In today's farm share:  3 pounds of beets.  Add that to the beets I already had and I really needed to can some beets.  They take up way too much room in the fridge!

Since I have a bunch of pickled beets, I thought I'd try pressure canning them.  I used the standard recipe from the Ball Complete Book of Home Preserving and had 4 quarts' worth.  But one of the jars cracked in the canner, which was an unpleasant surprise.  It cleaned up surprisingly quickly, and since the jar broke cleanly I was able to salvage the beets and put them in the fridge to eat now.  I think I know what happened, too.  I ran out of boiling water when I was filling the jars and, in the time it took for me to boil more, the bulk of the jar cooled too much.  Then, when I put it in the canner, the water it went into was too hot and so the jar cracked along the base.  The bottom of the jar just split right off!

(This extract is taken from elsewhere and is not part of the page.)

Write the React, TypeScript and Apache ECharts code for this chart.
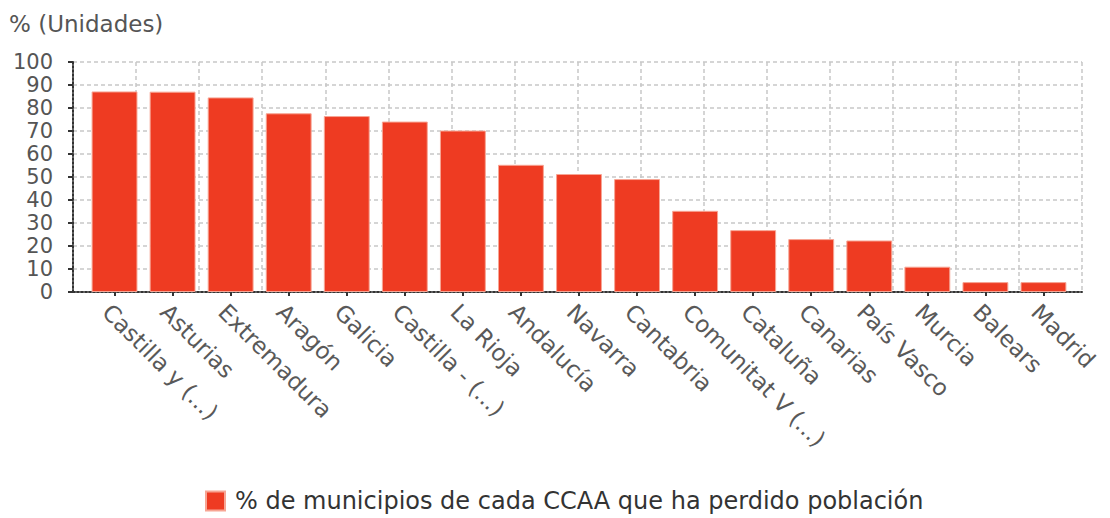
import React, { useEffect, useRef } from "react";
import * as echarts from "echarts";

const categories = [
  "Castilla y (...)",
  "Asturias",
  "Extremadura",
  "Aragón",
  "Galicia",
  "Castilla - (...)",
  "La Rioja",
  "Andalucía",
  "Navarra",
  "Cantabria",
  "Comunitat V (...)",
  "Cataluña",
  "Canarias",
  "País Vasco",
  "Murcia",
  "Balears",
  "Madrid",
];
const values = [87.2, 87.1, 84.6, 77.7, 76.5, 74.1, 70.2, 55.3, 51.3, 49.1, 35.3, 26.9, 23.0, 22.4, 11.0, 4.3, 4.3];
const seriesName = "% de municipios de cada CCAA que ha perdido población";
const unitLabel = "% (Unidades)";

const FONT = "'DejaVu Sans', Verdana, sans-serif";
const GRID_LINE = { color: "#c8c8c8", width: 1.5, type: [4, 3] as number[] };
const AXIS_LINE = { color: "#333", width: 2, type: [2, 2] as number[] };

export default function App() {
  const ref = useRef<HTMLDivElement>(null);
  useEffect(() => {
    if (!ref.current) return;
    const chart = echarts.init(ref.current, null, { renderer: "svg" });
    chart.setOption({
      animation: false,
      textStyle: { fontFamily: FONT },
      title: {
        text: unitLabel,
        left: 4,
        top: 7,
        textStyle: { fontFamily: FONT, fontSize: 23, fontWeight: "normal", color: "#555" },
      },
      grid: [
        { left: 73, right: 28, top: 62, bottom: 226, containLabel: false },
        { left: 85.5, right: 37.5, top: 62, bottom: 226, containLabel: false },
      ],
      legend: {
        top: 484,
        left: 200,
        icon: "rect",
        itemWidth: 19,
        itemHeight: 19,
        textStyle: { fontFamily: FONT, fontSize: 24, color: "#333", padding: [0, 0, 0, 5] },
        data: [seriesName],
      },
      xAxis: [
        {
          type: "value",
          gridIndex: 0,
          min: 0,
          max: 16,
          interval: 1,
          position: "bottom",
          axisLine: { show: true, onZero: false, lineStyle: AXIS_LINE },
          axisTick: { show: false },
          axisLabel: { show: false },
          splitLine: { show: true, lineStyle: GRID_LINE },
        },
        {
          type: "category",
          gridIndex: 1,
          data: categories,
          axisLine: { show: false },
          axisTick: { show: true, alignWithLabel: true, length: 4, lineStyle: { color: "#333", width: 2 } },
          axisLabel: {
            rotate: -45,
            fontSize: 23,
            color: "#595959",
            margin: 8,
            interval: 0,
            fontFamily: FONT,
            align: "left",
            verticalAlign: "top",
          },
          splitLine: { show: false },
        },
      ],
      yAxis: [
        {
          type: "value",
          gridIndex: 0,
          min: 0,
          max: 100,
          interval: 10,
          axisLine: { show: true, lineStyle: AXIS_LINE },
          axisTick: { show: true, length: 5, lineStyle: { color: "#333", width: 2 } },
          axisLabel: { fontSize: 21, color: "#555", margin: 20, fontFamily: FONT, lineHeight: 18 },
          splitLine: { show: true, lineStyle: GRID_LINE },
        },
        {
          type: "value",
          gridIndex: 1,
          min: 0,
          max: 100,
          interval: 10,
          axisLine: { show: false },
          axisTick: { show: false },
          axisLabel: { show: false },
          splitLine: { show: false },
        },
      ],
      series: [
        {
          name: seriesName,
          type: "bar",
          xAxisIndex: 1,
          yAxisIndex: 1,
          data: values,
          barCategoryGap: "21%",
          itemStyle: { color: "#EE3B22", borderColor: "#F7A594", borderWidth: 1 },
        },
      ],
    });
    return () => chart.dispose();
  }, []);
  return (
    <div
      ref={ref}
      style={{ position: "absolute", left: 0, top: 0, width: 1110, height: 518 }}
    />
  );
}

Wednesday, October 3, 2012

Changed My Mind

After juicing those Concord grapes I had about 3 pints of juice.  Enough to drink, not enough to can, and more than enough to make a batch of jelly.  I'd planned to leave it as juice, but I changed my mind. I decided I could add to the gift stash by making a batch of grape jelly which is such a terrific dark purple and it tastes soooo good!

This time I used powdered pectin so the recipe called for 5 cups of juice and 7 cups of sugar.  I got 8 half-pint jars and 1 half-cup jar which is a good addition to the gift stash which, as you know, grows every year!  Last year I gave out about 50 or so jars of things, and this year promises to be no different.

Oh, yeah, and at the very last minute, while I was doing my 1-minute rolling boil, the doorbell rang.  I was hoping to ignore it but it rang again.  At 20 seconds left on the boil I turned off the stove and ran to the door and was greeted by a DHL driver who needed my signature.  For a box of tea.  Huh?